The military also told reporters that three assault rifles were found next to the deceased, and that security officers only started shooting after the suspects opened fire.
However, an independent committee ruled today that the four men were not related to the insurgency, or armed when the raid took place, citing forensic evidence and witnesses' testimonies.
The panel's members included local administrators, human rights officials, military officers, representatives from the Central Islamic Committee of Thailand, and officials from Fatoni University, where two of the victims were enrolled as students.
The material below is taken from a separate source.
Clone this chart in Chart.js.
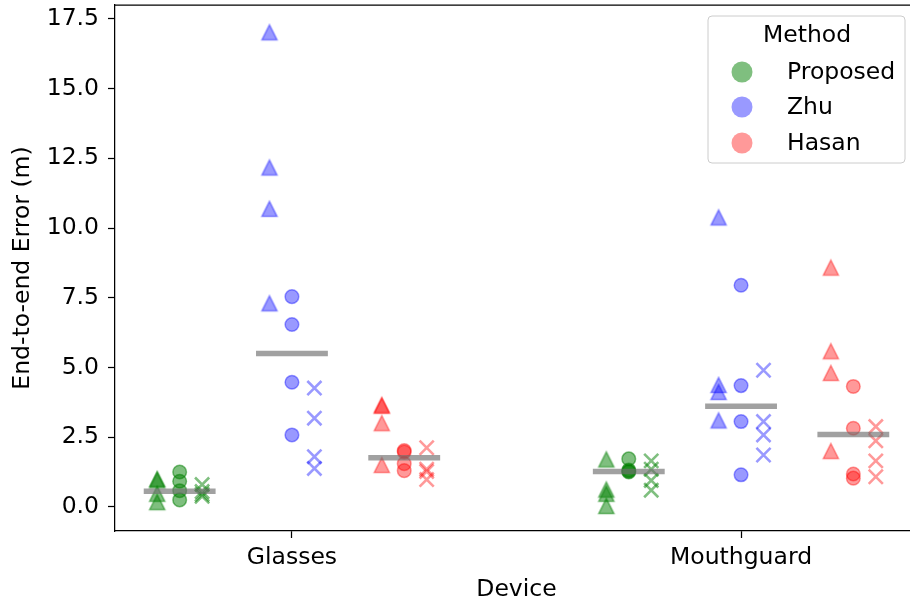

Lt.Gen. Prakarn Chollayuth, the army commander who oversees Pattani and its neighboring provinces, said he accepted the panel's findings and apologized to the families of the victims.
"Today, every side must join hands and overcome the crisis of what has happened at To Chud village, so that things will return to normalcy under the laws and human rights principles. I humbly accept the verdict that the committee read to the press today," Lt.Gen. Prakarn said. "As for what happened, I apologize to all sides."
He promised that the army will respect legal procedures, but added that "fairness must be granted to the security officers. We have to give time for them to prove themselves. We must also understand that security officers who work under these conditions may be frightened at times, which can affect their decision-making."
Thailand’s southern border provinces are home to a simmering Islamic insurgency that has killed more than 6,000 people in the past decade. Although most people have died in bomb attacks and shootings staged by insurgent groups, Thai authorities have also been criticized for using excessive violence and violating human rights in their efforts to combat the secessionist movement.
Police say that seven soldiers will be charged with murder for their role in the To Chud village raid.
"Those who were involved in this wrongdoing will be summoned to hear their charges and enter the justice procedure,” said commander of Pattani police Pol.Maj.Gen. Kritsakorn Pleethanyawong. "Within this week, we will proceed with it. I would like to ask all sides to have confidence in the justice procedure. My supervisor has instructed me to handle this case in a straightforward manner."
He added, "The court will decide who is wrong, who is right."
Suraiya Samaeng, whose 24-year-old son was killed in the raid, said she was satisfied by the committee’s findings.
"I would like to thank the committee for their effort and their courage in ensuring fairness for my son. I would like this case to be a lesson, I want it to be the last case. I don't want it to happen to anyone's family. There is nothing that can compensate my loss."
Police also announced today that a man who was shot dead near a military checkpoint in Pattani province last night was unarmed, contrary to an earlier statement provided by the military.
According to the military’s original account, Abdullah Dao, 24, was instructed to stop his motorcycle at a security checkpoint at around 11 pm yesterday, but refused and sped away. One of the soldiers manning the checkpoint then opened fire in self-defense because he saw Abdullah reaching for a handgun. A bullet struck Abdullah in the back, killing him at the scene.
However, a senior police officer said today that Abdullah was not carrying any firearms at the time.
The military has not publicly commented on the incident.